### Do this
Take every line where the string "React" appears and copy it.

### Supplied material
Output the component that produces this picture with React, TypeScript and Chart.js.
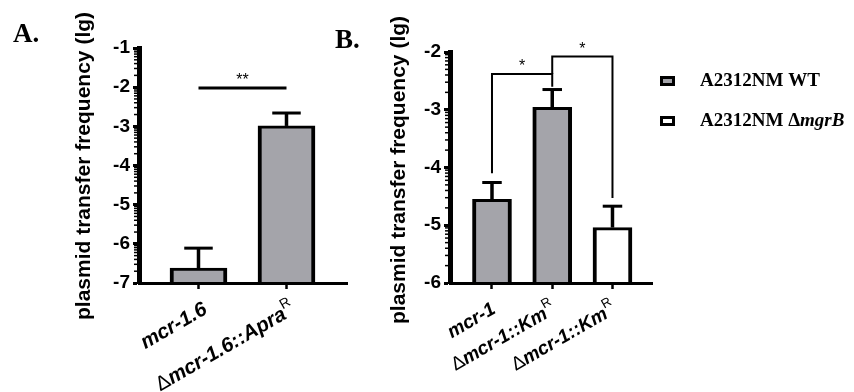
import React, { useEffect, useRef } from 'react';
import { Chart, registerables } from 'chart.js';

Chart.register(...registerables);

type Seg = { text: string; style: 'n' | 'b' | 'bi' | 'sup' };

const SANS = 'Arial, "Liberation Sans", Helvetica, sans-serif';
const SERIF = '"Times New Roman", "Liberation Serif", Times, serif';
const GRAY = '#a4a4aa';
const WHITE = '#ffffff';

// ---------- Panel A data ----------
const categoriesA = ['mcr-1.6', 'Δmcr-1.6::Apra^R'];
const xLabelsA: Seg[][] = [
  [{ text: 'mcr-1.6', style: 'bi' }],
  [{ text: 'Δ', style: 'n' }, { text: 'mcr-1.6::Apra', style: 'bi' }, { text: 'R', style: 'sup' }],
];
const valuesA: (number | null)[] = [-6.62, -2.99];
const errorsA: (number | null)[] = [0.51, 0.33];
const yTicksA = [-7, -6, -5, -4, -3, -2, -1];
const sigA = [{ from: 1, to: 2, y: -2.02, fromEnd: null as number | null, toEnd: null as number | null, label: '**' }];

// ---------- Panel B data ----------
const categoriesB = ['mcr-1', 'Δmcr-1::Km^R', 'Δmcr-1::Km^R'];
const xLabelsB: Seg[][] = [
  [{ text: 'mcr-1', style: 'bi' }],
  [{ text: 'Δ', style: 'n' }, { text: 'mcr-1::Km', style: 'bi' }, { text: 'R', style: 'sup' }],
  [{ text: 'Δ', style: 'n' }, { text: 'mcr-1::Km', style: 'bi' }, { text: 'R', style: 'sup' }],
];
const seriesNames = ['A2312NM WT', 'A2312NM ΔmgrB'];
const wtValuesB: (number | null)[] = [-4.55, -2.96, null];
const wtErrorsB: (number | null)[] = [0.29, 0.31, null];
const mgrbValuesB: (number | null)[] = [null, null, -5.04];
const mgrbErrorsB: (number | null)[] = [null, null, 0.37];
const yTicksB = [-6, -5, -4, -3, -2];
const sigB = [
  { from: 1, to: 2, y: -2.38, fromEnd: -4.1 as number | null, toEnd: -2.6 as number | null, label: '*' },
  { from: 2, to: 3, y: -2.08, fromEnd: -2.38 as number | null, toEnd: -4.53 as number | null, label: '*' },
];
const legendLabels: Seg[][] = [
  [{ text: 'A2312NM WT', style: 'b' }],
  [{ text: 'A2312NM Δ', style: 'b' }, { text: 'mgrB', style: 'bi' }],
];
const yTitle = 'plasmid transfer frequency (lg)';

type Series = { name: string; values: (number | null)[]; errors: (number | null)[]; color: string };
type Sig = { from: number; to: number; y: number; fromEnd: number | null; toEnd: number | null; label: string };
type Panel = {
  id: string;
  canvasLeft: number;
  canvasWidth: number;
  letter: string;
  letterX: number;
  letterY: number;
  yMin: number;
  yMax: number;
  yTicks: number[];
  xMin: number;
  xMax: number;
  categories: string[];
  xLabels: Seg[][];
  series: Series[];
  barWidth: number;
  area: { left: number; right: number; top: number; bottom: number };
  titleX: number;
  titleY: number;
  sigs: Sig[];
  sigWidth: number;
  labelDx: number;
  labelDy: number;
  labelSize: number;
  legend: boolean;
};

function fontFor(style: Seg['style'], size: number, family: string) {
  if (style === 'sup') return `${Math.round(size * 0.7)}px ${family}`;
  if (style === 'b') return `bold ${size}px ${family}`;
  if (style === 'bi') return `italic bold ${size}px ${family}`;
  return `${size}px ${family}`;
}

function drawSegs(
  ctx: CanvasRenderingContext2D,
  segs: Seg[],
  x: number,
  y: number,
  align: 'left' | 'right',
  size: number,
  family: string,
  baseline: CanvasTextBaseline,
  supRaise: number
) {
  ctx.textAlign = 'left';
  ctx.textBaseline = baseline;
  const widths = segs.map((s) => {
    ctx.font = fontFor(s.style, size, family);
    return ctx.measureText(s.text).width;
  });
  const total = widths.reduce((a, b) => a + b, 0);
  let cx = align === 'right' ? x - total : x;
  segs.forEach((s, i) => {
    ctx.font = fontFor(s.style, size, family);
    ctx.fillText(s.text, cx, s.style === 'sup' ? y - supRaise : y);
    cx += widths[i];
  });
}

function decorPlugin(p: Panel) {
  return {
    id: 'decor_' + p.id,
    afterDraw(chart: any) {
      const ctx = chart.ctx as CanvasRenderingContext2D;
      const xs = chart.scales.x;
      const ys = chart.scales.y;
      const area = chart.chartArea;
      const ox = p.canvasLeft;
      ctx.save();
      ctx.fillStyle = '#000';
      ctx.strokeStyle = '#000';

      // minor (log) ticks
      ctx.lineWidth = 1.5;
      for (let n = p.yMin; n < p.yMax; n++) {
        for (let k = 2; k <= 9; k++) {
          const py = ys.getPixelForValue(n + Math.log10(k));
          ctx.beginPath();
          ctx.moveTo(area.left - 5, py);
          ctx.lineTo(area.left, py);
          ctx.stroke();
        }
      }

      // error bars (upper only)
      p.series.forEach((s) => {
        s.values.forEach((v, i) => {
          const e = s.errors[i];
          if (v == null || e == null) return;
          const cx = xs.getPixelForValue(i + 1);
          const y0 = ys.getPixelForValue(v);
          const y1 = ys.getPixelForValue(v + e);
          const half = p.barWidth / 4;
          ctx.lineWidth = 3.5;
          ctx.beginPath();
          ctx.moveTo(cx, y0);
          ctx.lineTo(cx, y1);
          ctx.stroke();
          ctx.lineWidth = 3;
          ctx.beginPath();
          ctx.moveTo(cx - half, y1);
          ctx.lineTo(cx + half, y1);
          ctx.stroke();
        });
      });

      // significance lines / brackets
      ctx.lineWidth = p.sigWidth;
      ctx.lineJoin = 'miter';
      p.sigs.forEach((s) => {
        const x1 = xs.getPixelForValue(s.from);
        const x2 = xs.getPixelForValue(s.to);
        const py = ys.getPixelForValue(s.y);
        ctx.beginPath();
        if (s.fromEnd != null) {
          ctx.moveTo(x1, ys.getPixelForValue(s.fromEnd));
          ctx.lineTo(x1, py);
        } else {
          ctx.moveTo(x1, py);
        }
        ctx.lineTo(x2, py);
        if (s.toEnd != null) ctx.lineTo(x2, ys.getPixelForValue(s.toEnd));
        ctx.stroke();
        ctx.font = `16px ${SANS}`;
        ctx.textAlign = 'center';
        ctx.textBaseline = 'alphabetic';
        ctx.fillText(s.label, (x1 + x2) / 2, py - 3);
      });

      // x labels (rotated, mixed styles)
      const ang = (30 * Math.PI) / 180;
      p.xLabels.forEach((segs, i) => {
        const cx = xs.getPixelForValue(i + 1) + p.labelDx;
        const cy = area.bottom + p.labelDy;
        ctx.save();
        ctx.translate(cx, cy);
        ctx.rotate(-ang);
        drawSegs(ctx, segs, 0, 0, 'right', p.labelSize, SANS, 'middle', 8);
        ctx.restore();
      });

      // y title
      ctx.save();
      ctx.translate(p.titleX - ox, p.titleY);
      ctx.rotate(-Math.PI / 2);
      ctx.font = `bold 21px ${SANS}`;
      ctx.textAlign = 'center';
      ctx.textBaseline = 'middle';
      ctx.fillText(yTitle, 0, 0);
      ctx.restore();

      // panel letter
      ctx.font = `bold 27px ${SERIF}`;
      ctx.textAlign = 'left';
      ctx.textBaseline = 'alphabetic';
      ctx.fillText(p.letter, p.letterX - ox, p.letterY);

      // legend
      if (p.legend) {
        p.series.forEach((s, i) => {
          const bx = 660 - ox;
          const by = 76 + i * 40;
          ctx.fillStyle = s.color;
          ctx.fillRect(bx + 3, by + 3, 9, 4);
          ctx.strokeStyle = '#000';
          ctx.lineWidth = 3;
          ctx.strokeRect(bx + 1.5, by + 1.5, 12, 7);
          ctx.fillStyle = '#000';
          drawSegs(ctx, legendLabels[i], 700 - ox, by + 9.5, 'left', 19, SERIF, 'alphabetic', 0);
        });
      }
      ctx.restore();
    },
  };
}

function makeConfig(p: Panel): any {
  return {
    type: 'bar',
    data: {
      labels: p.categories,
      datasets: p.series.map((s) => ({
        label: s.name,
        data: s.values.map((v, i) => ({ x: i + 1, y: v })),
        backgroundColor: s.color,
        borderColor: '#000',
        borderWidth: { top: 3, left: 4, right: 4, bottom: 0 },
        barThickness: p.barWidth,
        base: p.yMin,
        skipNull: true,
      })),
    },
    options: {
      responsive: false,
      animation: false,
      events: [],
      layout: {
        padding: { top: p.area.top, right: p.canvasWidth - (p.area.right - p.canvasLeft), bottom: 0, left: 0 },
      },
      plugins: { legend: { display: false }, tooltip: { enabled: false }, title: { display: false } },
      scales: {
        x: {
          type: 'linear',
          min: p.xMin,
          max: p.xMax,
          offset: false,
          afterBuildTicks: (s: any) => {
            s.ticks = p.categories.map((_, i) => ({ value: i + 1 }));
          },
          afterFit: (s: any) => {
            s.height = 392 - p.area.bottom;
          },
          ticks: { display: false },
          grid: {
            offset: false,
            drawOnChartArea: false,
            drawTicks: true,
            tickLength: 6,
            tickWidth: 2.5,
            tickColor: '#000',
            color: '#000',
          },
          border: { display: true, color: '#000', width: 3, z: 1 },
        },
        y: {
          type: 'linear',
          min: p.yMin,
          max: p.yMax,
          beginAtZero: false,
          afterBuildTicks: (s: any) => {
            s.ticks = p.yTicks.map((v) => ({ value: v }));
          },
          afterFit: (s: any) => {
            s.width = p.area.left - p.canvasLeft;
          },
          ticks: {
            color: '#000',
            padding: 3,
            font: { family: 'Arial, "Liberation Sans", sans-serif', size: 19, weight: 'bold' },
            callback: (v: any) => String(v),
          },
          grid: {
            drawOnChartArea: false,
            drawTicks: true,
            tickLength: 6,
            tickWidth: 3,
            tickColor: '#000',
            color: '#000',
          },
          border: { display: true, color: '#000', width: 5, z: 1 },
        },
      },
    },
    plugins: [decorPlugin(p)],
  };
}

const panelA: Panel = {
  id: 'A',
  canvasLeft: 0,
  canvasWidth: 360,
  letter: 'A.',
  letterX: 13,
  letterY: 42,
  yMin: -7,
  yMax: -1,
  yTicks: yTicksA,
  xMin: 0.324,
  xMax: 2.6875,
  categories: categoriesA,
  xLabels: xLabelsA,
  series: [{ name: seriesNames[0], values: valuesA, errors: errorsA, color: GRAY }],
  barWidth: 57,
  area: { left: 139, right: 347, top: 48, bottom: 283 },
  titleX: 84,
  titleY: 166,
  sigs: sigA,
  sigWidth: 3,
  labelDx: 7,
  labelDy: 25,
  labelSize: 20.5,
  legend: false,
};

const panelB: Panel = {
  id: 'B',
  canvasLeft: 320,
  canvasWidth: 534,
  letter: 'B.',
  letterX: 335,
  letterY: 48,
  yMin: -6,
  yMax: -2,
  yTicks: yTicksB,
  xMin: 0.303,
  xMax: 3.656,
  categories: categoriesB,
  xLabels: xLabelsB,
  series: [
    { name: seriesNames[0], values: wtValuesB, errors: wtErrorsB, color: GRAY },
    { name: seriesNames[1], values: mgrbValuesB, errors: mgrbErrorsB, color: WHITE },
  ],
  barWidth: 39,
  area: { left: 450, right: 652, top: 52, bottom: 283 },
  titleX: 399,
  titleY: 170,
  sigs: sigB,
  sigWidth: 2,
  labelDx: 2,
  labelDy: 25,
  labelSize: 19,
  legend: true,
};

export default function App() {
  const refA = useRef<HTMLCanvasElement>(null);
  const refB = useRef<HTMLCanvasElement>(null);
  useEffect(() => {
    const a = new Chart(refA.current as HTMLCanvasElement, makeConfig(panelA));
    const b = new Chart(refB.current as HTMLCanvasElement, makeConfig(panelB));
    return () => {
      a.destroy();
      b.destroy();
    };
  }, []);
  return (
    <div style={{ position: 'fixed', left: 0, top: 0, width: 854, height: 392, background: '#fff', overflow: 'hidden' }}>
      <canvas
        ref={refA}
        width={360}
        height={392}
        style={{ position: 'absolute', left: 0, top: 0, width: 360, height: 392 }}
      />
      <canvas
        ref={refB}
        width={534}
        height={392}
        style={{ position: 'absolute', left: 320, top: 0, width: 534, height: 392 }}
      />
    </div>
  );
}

### Result for this exercise
Output the component that produces this picture with React, TypeScript and Chart.js.
import React, { useEffect, useRef } from 'react';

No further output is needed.